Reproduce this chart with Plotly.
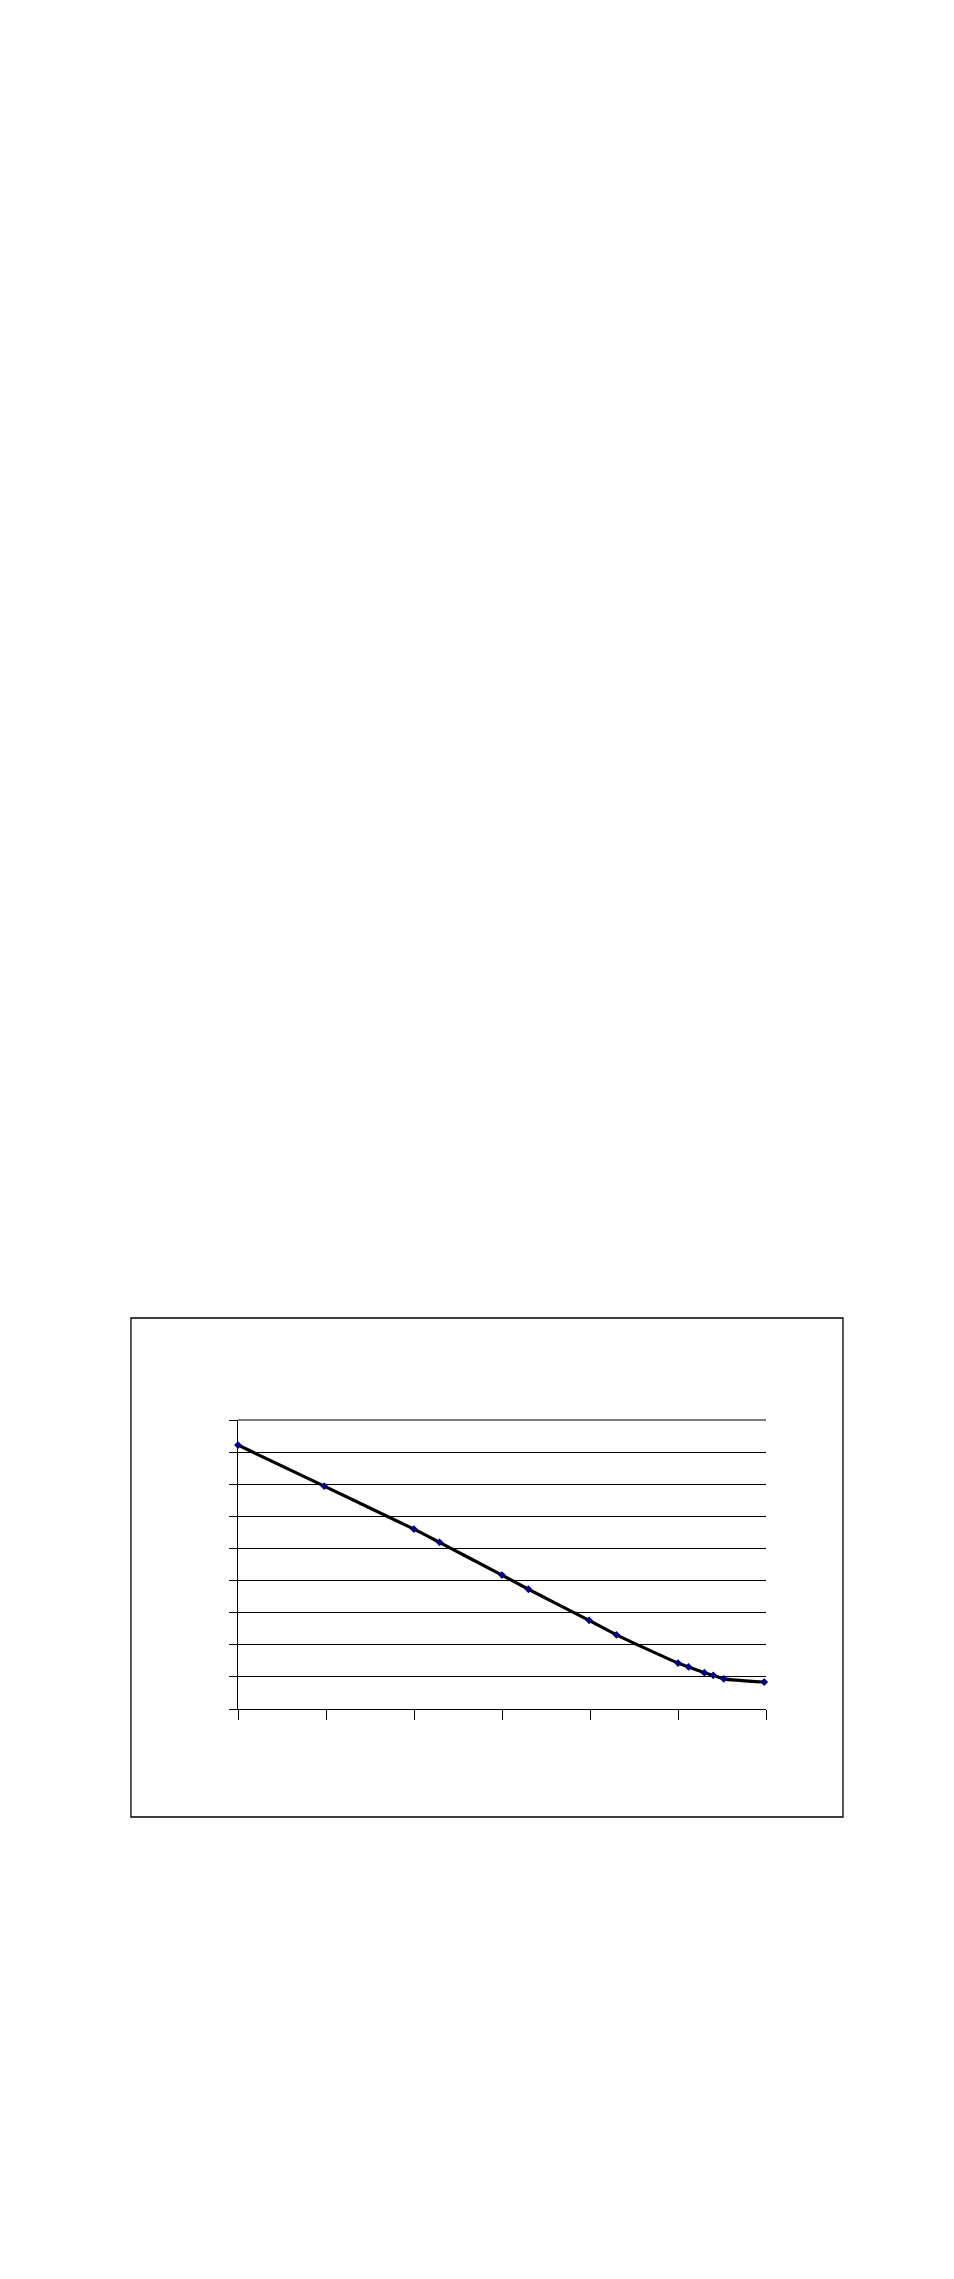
import plotly.graph_objects as go

# values (no axis labels in the original)
x_vals = [0.0, 0.98, 2.0, 2.29, 3.0, 3.30, 3.99, 4.30, 5.0, 5.12, 5.30, 5.40, 5.52, 5.98]
y_vals = [8.22, 6.94, 5.60, 5.19, 4.17, 3.73, 2.76, 2.31, 1.43, 1.31, 1.13, 1.05, 0.94, 0.84]

x_ticks = [0, 1, 2, 3, 4, 5, 6]
y_ticks = [0, 1, 2, 3, 4, 5, 6, 7, 8, 9]

fig = go.Figure()
fig.add_trace(go.Scatter(
    x=x_vals, y=y_vals,
    mode="lines+markers",
    line=dict(color="black", width=3.2, shape="spline", smoothing=0.6),
    marker=dict(symbol="diamond", size=6, color="#000080"),
    showlegend=False,
    cliponaxis=False,
))

# outer chart frame
fig.add_shape(type="rect", xref="paper", yref="paper",
              x0=-0.2027, x1=1.1458, y0=-0.3737, y1=1.353,
              line=dict(color="black", width=1.3))
# top gridline (plotly skips the one sitting on the range edge)
fig.add_shape(type="line", xref="paper", yref="paper",
              x0=0, x1=1, y0=1, y1=1,
              line=dict(color="black", width=1.2))

fig.update_xaxes(range=[0, 6], tickvals=x_ticks, showticklabels=False,
                 ticks="outside", ticklen=10, tickcolor="black", tickwidth=1.2,
                 showgrid=False, zeroline=False,
                 showline=True, linecolor="black", linewidth=1.2)
fig.update_yaxes(range=[0, 9], tickvals=y_ticks, showticklabels=False,
                 ticks="outside", ticklen=8, tickcolor="black", tickwidth=1.2,
                 showgrid=True, gridcolor="black", gridwidth=1.2, zeroline=False,
                 showline=True, linecolor="black", linewidth=1.2)

fig.update_layout(
    width=938, height=2263, autosize=False,
    margin=dict(l=230, r=180, t=1412, b=562),
    plot_bgcolor="white", paper_bgcolor="white",
)

fig.write_html("out.html")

....................

• **STATED GOAL**: Restate each line from the start of the listing through the line bearing "import plotly.graph_objects as go" word for word. Drop the pictures.

• **REPLY TO THE TASK**:
Reproduce this chart with Plotly.
import plotly.graph_objects as go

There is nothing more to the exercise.